● What you have to do:
Please print exactly the lines below, from the start of the material up to and including the line with "import numpy as np", but none of the pictures.

● Collected data:

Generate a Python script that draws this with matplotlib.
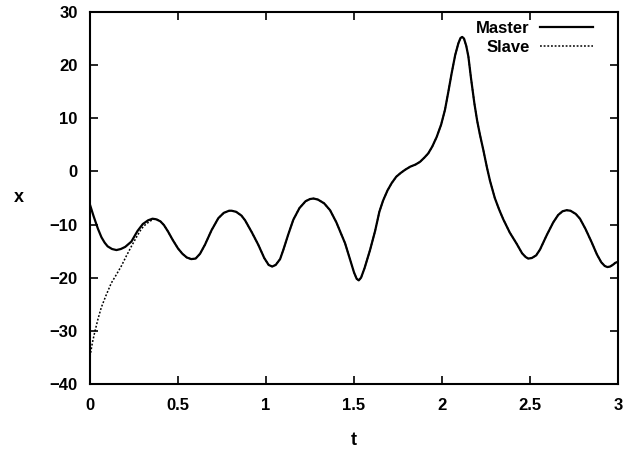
import matplotlib
matplotlib.use("Agg")
import matplotlib.pyplot as plt
import numpy as np

# values
master_t = [0.00, 0.02, 0.045, 0.065, 0.083, 0.10, 0.125, 0.15, 0.175, 0.20,
            0.235, 0.27, 0.30, 0.33, 0.355, 0.375, 0.40, 0.42, 0.443, 0.47,
            0.50, 0.525, 0.55, 0.575, 0.60, 0.625, 0.653, 0.69, 0.729, 0.76,
            0.79, 0.805, 0.83, 0.86, 0.881, 0.92, 0.956, 0.99, 1.015, 1.035,
            1.055, 1.08, 1.098, 1.125, 1.155, 1.19, 1.225, 1.25, 1.27, 1.295,
            1.33, 1.364, 1.40, 1.43, 1.449, 1.475, 1.50, 1.515, 1.527, 1.54,
            1.56, 1.591, 1.62, 1.644, 1.665, 1.69, 1.714, 1.74, 1.765, 1.79,
            1.82, 1.85, 1.875, 1.90, 1.922, 1.945, 1.97, 1.995, 2.017, 2.035,
            2.055, 2.075, 2.093, 2.105, 2.115, 2.125, 2.138, 2.15, 2.165, 2.184,
            2.20, 2.215, 2.235, 2.255, 2.273, 2.30, 2.325, 2.348, 2.385, 2.424,
            2.455, 2.475, 2.49, 2.51, 2.535, 2.557, 2.595, 2.632, 2.66, 2.685,
            2.708, 2.73, 2.76, 2.784, 2.815, 2.85, 2.88, 2.905, 2.925, 2.94,
            2.955, 2.97, 2.985, 3.00]
master_x = [-6.3, -8.4, -10.8, -12.4, -13.4, -14.1, -14.6, -14.8, -14.6, -14.2,
            -13.2, -11.2, -9.9, -9.2, -8.9, -9.0, -9.4, -10.1, -11.3, -12.9,
            -14.5, -15.5, -16.2, -16.5, -16.4, -15.5, -13.8, -11.1, -8.8, -7.8,
            -7.4, -7.4, -7.6, -8.3, -9.2, -11.5, -13.8, -16.3, -17.6, -17.9,
            -17.6, -16.5, -14.8, -12.0, -9.1, -6.9, -5.6, -5.2, -5.1, -5.3,
            -6.0, -7.3, -9.6, -12.0, -13.5, -16.3, -19.0, -20.2, -20.5, -20.0,
            -18.2, -14.8, -11.2, -7.6, -5.5, -3.6, -2.2, -1.0, -0.3, 0.3,
            0.9, 1.3, 1.8, 2.6, 3.4, 4.7, 6.5, 8.8, 11.6, 14.8,
            18.5, 21.9, 24.1, 25.1, 25.3, 25.0, 23.6, 21.6, 17.5, 12.8,
            9.5, 7.0, 4.0, 0.8, -1.8, -5.0, -7.2, -9.0, -11.5, -13.6,
            -15.4, -16.1, -16.4, -16.3, -15.8, -14.7, -12.0, -9.6, -8.2, -7.5,
            -7.3, -7.4, -8.0, -8.9, -10.8, -13.3, -15.6, -17.1, -17.8, -18.0,
            -17.9, -17.6, -17.2, -17.0]

# slave starts far off and locks onto the master near t = 0.4
slave_t = [0.00, 0.013, 0.027, 0.045, 0.064, 0.09, 0.121, 0.15, 0.178, 0.205,
           0.235, 0.265, 0.292, 0.315, 0.339, 0.36, 0.38]
slave_x = [-34.8, -32.3, -30.2, -27.8, -25.6, -23.4, -21.0, -19.4, -17.8, -16.0,
           -14.1, -12.3, -10.8, -10.0, -9.4, -9.0, -9.0]

xticks = [0, 0.5, 1, 1.5, 2, 2.5, 3]
xtick_labels = ["0", "0.5", "1", "1.5", "2", "2.5", "3"]
yticks = [-40, -30, -20, -10, 0, 10, 20, 30]

plt.rcParams['font.family'] = ['Liberation Sans', 'DejaVu Sans']

fig = plt.figure(figsize=(6.44, 4.49), dpi=100)
ax = fig.add_axes([0.1398, 0.1448, 0.8198, 0.8285])

# slave follows master after it locks on
mt = np.array(master_t)
mx = np.array(master_x)
after = mt >= 0.40
st = np.concatenate([slave_t, mt[after]])
sx = np.concatenate([slave_x, mx[after]])

ax.plot(st, sx, color='black', lw=1.1, linestyle=(0, (1.2, 1.2)), label='Slave')
ax.plot(mt, mx, color='black', lw=1.6, label='Master')

ax.set_xlim(0, 3)
ax.set_ylim(-40, 30)
ax.set_xticks(xticks)
ax.set_xticklabels(xtick_labels)
ax.set_yticks(yticks)

ax.tick_params(direction='in', length=6, width=1.2, top=True, right=True,
               labelsize=12)
ax.tick_params(axis='x', pad=10)
ax.tick_params(axis='y', pad=9)
for lbl in ax.get_xticklabels() + ax.get_yticklabels():
    lbl.set_fontweight('bold')
for sp in ax.spines.values():
    sp.set_linewidth(1.5)

ax.set_xlabel('t', fontsize=13, fontweight='bold', labelpad=14)
ax.set_ylabel('x', fontsize=13, fontweight='bold', labelpad=22, rotation=0,
              va='center')

handles, labels = ax.get_legend_handles_labels()
leg = ax.legend(handles[::-1], labels[::-1], loc='upper right', frameon=False,
                bbox_to_anchor=(0.965, 0.993),
                markerfirst=False, handlelength=3.2, fontsize=12,
                borderaxespad=0.0, labelspacing=0.2, handletextpad=0.6)
for txt in leg.get_texts():
    txt.set_fontweight('bold')
    txt.set_ha('right')

fig.savefig('out.png', dpi=100)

● Exercise response:
Generate a Python script that draws this with matplotlib.
import matplotlib
matplotlib.use("Agg")
import matplotlib.pyplot as plt
import numpy as np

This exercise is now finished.